Hello
Another audio question:
I want to be able to play one audio source through my headphones (say from one application) and then play another audio source through my line out port (from another application). Is this possible? I have an integrated soundcard. The computer is a Hewlett-Packard DC7600. Just wondering if the sound card on this computer is capable of piping two different audio sources at the same time, and if so, how this can be accomplished using fedora and alsa or pulseaudio. Maybe even Jack?
Regards, Sam
On Sun, 3 Oct 2010 01:11:01 +0800 Samuel Kidman samkidman@gmail.com wrote:
I want to be able to play one audio source through my headphones (say from one application) and then play another audio source through my line out port (from another application). Is this possible?
Short answer, no.
I think there are some very high end audio cards that have more than one processing pipeline, but I have never owned one. With a standard card, this is not possible because the "engine" can only process one stream at a time. The analog output has to go to the output device continuously, so it can't do more than one at a time because there is no time. :-) In other words, to have two sound streams running simultaneously to different outputs, you have to have two sound devices. Jack and pulseaudio solve a different problem; mixing multiple inputs before sending them to the "engine", and routing the output to multiple places.
Just buy a cheap USB soundcard (get one that adheres to the standard, or if it doesn't, has been reverse engineered to work in alsa), and you can do what you want. Desktop users can use USB, but also can use a cheap PCI card also.

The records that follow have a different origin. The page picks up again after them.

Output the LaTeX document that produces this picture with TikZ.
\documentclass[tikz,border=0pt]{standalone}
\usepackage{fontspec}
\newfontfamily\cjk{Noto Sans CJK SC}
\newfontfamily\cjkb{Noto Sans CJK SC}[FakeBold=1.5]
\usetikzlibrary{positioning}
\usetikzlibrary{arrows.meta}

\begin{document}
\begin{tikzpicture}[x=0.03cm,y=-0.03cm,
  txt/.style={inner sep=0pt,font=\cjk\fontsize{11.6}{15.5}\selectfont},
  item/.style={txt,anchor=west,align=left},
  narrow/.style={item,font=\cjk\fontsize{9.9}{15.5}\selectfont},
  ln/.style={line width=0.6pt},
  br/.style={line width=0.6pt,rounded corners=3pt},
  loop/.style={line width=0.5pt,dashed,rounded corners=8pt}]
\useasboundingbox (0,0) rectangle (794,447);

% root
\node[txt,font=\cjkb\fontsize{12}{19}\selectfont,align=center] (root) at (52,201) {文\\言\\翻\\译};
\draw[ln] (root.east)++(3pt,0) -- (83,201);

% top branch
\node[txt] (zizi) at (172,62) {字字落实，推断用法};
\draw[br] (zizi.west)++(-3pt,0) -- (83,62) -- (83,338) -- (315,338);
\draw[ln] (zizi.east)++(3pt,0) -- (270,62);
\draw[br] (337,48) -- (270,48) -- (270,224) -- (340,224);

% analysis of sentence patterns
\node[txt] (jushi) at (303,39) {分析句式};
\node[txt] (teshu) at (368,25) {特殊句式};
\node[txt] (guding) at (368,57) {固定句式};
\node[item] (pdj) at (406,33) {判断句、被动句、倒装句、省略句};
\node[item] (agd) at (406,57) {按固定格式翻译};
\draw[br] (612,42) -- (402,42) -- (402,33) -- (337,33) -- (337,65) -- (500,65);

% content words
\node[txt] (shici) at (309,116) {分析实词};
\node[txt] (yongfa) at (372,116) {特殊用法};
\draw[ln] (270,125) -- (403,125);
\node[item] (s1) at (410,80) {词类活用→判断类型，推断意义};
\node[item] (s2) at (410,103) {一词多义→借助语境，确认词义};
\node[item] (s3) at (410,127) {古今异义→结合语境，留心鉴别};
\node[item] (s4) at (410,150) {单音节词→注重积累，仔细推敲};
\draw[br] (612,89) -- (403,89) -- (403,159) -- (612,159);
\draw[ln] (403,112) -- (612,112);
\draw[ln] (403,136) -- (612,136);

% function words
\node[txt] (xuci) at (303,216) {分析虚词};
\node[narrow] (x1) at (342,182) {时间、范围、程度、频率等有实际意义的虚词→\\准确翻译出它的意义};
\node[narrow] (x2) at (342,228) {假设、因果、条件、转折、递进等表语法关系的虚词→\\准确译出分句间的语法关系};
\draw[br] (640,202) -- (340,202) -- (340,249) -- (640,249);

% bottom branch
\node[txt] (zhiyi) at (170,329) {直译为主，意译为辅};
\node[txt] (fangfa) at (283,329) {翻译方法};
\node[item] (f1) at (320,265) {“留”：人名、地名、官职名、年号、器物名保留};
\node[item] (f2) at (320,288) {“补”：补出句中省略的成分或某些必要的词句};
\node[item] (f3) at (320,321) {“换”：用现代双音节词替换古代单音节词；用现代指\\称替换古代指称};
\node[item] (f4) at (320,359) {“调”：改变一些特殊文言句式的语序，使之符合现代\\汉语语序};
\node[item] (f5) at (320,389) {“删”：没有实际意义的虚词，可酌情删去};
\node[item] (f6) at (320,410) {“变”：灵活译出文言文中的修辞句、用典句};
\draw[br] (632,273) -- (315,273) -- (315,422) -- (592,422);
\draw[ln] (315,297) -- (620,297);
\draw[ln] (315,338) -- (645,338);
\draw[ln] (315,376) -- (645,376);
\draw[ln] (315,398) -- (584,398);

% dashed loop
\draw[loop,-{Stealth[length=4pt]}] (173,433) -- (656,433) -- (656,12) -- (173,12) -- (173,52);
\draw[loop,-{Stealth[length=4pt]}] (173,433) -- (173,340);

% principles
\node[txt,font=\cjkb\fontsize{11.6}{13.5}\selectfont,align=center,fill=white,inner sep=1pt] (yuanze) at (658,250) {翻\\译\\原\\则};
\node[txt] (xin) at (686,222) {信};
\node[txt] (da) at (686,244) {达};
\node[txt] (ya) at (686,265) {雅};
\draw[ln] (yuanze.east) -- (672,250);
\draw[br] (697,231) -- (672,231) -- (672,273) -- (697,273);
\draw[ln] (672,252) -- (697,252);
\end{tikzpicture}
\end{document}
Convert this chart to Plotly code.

On 2 October 2010 12:04, stan gryt2@q.com wrote:
I think there are some very high end audio cards that have more than one processing pipeline, but I have never owned one.
I think the "very high end" comment is probably not true anymore. I used to own an Intel HDA integrated chip couple of years back capable of doing that (I primarily used Windows XP back then) . However the driver support used to be rather patchy even on Windows, but it did work. I think on supported hardware with today's linux systems a combination of pulseaudio and ALSA can achieve that without much hassle. (have to admit I haven't tried it yet)
On Sat, 2 Oct 2010 16:21:01 -0700 suvayu ali fatkasuvayu+linux@gmail.com wrote:
On 2 October 2010 12:04, stan gryt2@q.com wrote:
I think there are some very high end audio cards that have more than one processing pipeline, but I have never owned one.
I think the "very high end" comment is probably not true anymore. I used to own an Intel HDA integrated chip couple of years back capable of doing that (I primarily used Windows XP back then) . However the driver support used to be rather patchy even on Windows, but it did work. I think on supported hardware with today's linux systems a combination of pulseaudio and ALSA can achieve that without much hassle. (have to admit I haven't tried it yet)
If this is now true, I agree it should be dead simple to use under pulseaudio, since pavuctl will show a separate device for each pipeline (subdevice in alsa terminology), as long as alsa also recognizes them. All that would need to be done is to set up each of the two applications to use a different pulseaudio device.